Following Chomsky, empirical linguistics became something of a minority sport in the US, and all the major lexicographic corpora of English (starting with COBUILD's in the early 1980s) have been developed in the UK. Meanwhile, American dictionary editors stick to the approach pioneered by Dr Johnson in the 18th century, basing their description of the language on large collections of "citations" – short extracts from texts, collected by human readers and showing a particular word or phrase in context. The limitations of this approach have been widely discussed by linguists such as John Sinclair, and for British corpus lexicographers the citation banks on which American dictionaries depend can only form one part (and no longer the main part) of the lexicographer's data-set.

A recent article by Dr Barbara Agor, in the "Learning English" section of The Guardian Weekly (21-27th September 2000), discusses the huge divide that has opened up between the British and American dictionary-making traditions – the former now mainly corpus-based, the latter still largely averse to using corpus data. According to Agor, "some American editors do not believe that corpora will reveal more about words than is already known from other sources". This claim could, in my view, only have been made by someone had had never seriously used a corpus.

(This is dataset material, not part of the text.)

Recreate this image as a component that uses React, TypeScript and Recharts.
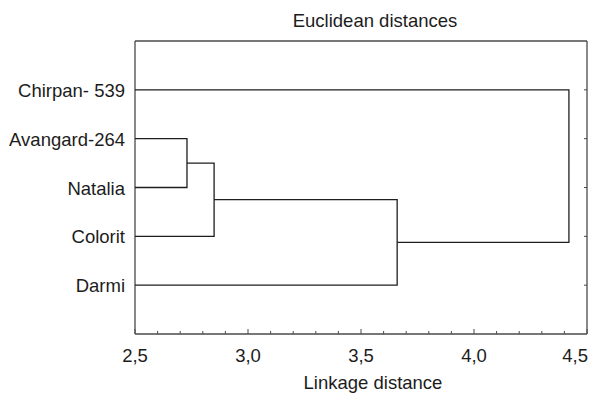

But it looks as if American lexicography is going to be dragged kicking and screaming into the 21st century after all: a consortium of academics, computer scientists, and a small band of pro-corpus American lexicographers is now at the advanced stages of planning an "American National Corpus" on the same lines as the BNC (see http://www.cs.vassar.edu/~ide/anc/) Some US dictionary publishers have already signed up as members of the consortium, leaving outsiders open to claims that they are not keeping up to date. As Barbara Agor suggests, the market itself may ultimately determine the direction in which American dictionaries will go: with large corpus-based books like the New Oxford Dictionary of English available, how long can products based on inferior linguistic evidence remain competitive?